In 2016 verdienden 27 medewerkers meer dan 179.000 euro, het maximumbedrag dat topfunctionarissen van een universiteit volgens de Wet Normering Topinkomens (WNT) mogen verdienen. Dat blijkt uit het jaarverslag van de universiteit. Alle grootverdieners zijn hoogleraar of decaan. Een van hen verdiende in 2016 zelfs 303.525 euro. In 2015 verdienden maar elf mensen boven de ‘balkenendenorm’.
Pensioencompensatie
Voor die stijging zijn twee belangrijke verklaringen. Medewerkers die meer dan 100.000 euro per jaar verdienen, bouwen geen pensioen op boven die 100.000 euro. Dat pensioengat wordt gecompenseerd door de universiteit.

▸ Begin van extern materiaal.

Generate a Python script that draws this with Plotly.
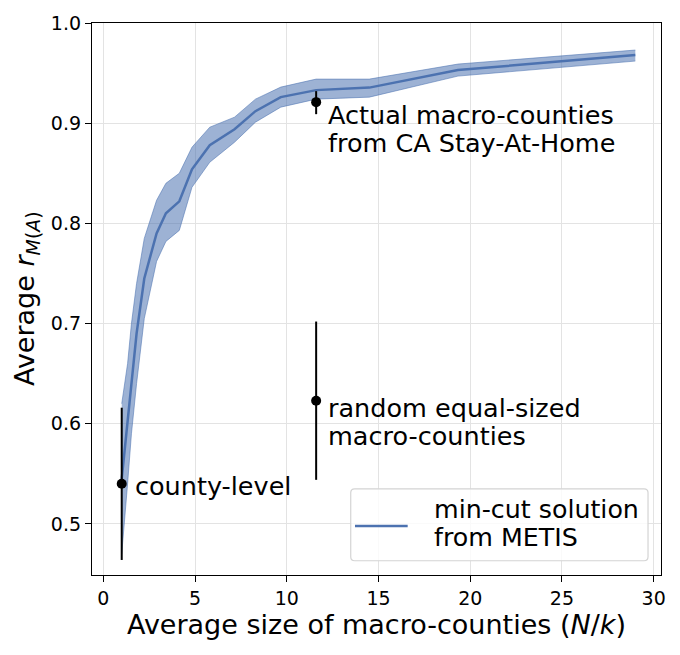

In 2016 is niet alleen de compensatie van dat jaar uitbetaald, maar ook die van 2015, waardoor meer medewerkers de WNT-norm overschrijden. Daarnaast zijn vorig jaar meer gratificaties dan in 2015 uitgedeeld aan hoogleraren die zowel werkzaamheden verrichten voor een faculteit als voor een commerciële tak van de universiteit.
Overigens mogen decanen en hoogleraren momenteel nog boven het maximumbedrag van de WNT verdienen. Die norm geldt alleen voor topfunctionarissen: centrale bestuurders en toezichthouders. Wel is de universiteit verplicht om de functies en salarissen van iedereen die in 2016 meer dan 179.000 euro verdiende openbaar te maken in het jaarverslag.
Overgangsjaar
Waar voor hoogleraren geen bezoldigingsmaximum geldt, mogen bestuurders en toezichthouders niet boven de WNT-norm verdienen. De drie leden van het College van Bestuur verdienden in 2016 wel degelijk boven de norm van 179.000 euro, maar 2016 was een overgangsjaar. Daardoor mochten zij maximaal 230.474 euro verdienen. Aan die norm voldoen de drie universiteitsbestuurders wel.